New Zealand Prime Minister John Key has declared a national state of emergency as the death toll from Tuesday's earthquake in Christchurch rose to 75.

More than 500 search and rescue personnel, police, fire service staff, soldiers and volunteers worked throughout the night to find survivors trapped under the rubble, many using only their bare hands.

"There is incredible carnage right throughout the city," Police Superintendent Russell Gibson said. "There are bodies littering the streets, they are trapped in cars and crushed under rubble."

"We are getting texts and tapping sounds from some of these buildings and that's where our focus is," he added.

"It's quite amazing, we have some people we've pulled out and they haven't got so much as a scratch on them, we've had other people where we've had to amputate limbs to get them out."

Asked how many may still be trapped, Supt Gibson said: "It could be another 100 - it could be more."

So far, more than 300 people are still missing despite how forty-eight were pulled out from collapsed buildings alive overnight.

"The situation is that we don't believe this site is now survivable," said police area commander Inspector Dave Lawry near the remains of the Canterbury Television building. "It was a hard choice and my heart goes out to all the families."

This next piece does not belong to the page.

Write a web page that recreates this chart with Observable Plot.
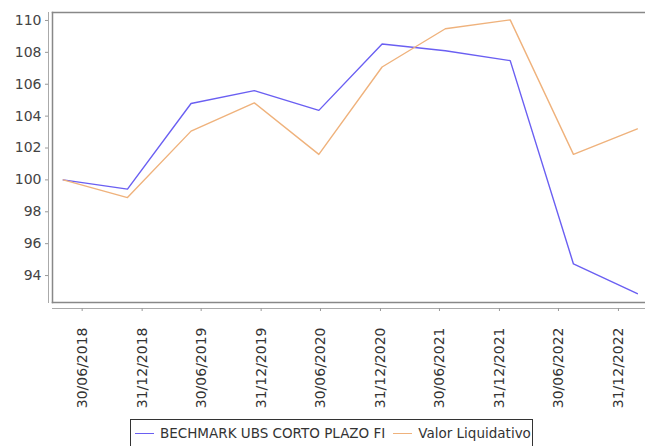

He said rescuers now needed to concentrate their resources elsewhere in areas where survivors were more likely to be found.

 

About 100 people are believed to be inside. Earlier, the head of the fire service denied reports that 15 people trapped inside had been rescued.

The building housed a language school and Inspector Lawry said some foreign students would be among the dead there.

At the Pyne Gould Guinness building, office worker Ann Bodkin was pulled out alive on Wednesday afternoon, after being trapped for more than 24 hours, and was reunited with her waiting husband.

The authorities have also imposed a night-time curfew in the worst-affected areas of the city.

The earthquake struck at a shallow depth of 5km (3.1 miles) on Tuesday lunchtime, when the South Island city was at its busiest.

It was Christchurch's second major tremor in five months, and New Zealand's deadliest natural disaster in 80 years.

Later, officials said a total of 300 people were believed to be missing, but details are unclear and officials are currently trying to refine that list. Some people may simply not have been able to contact friends and relatives.

The ministry of civil defence said 22 people alone were missing in Christchurch Cathedral, which lost its spire and a section of roof. Police say there has been no sign of life from underneath the rubble.